March 18, 2008
Intel lifts curtain on upcoming CPUs

According to Information Week
Intel, which plans to enter the high-end graphics market next year with the release of the Larrabee processor, said Monday that its software development tools will take the platform above products from competitors Nvidia and Advanced Micro Device’s ATI unit.

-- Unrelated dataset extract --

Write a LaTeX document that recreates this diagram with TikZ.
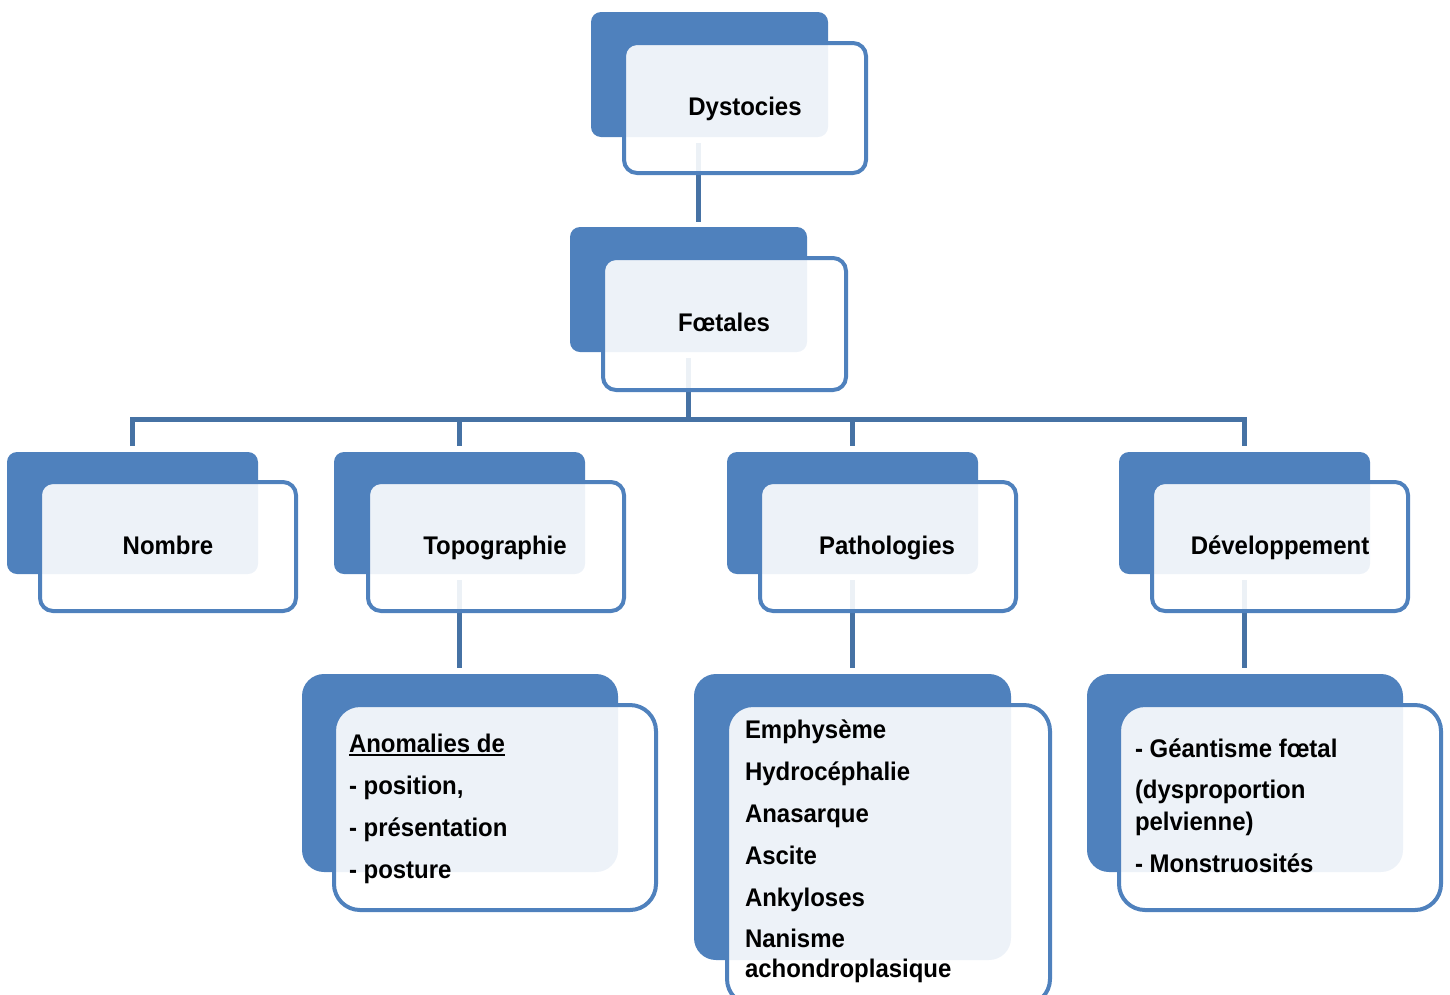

Expected to ship to computer makers in late 2009 or early 2010, Larrabee will mark Intel’s entry into the emerging market for so-called general-purpose graphics processing units, which can handle graphics and non-graphics workloads. In addition, Larrabee, which is the codename for the Intel GPU, will launch Intel into the market for discrete graphics cards, which fit into separate slots on a motherboard and perform the graphics-intensive tasks demanded by videogames and professional video and photo editing
PCMag says
Intel operates on what it calls a “tick/tock” cycle of CPU development. The “tick” comes when it moves to a new manufacturing process, taking the current microprocessor architecture (such as Core 2 used in today’s CPUs) and moves it to smaller, faster, lower-power manufacturing. The “tock” comes when the company releases a new CPU microarchitecture, using the same manufacturing process as the old. Today you can get Core 2 CPUs built on a new 45nm process (tick), the next processor architecture on 45nm is Nehalem (tock).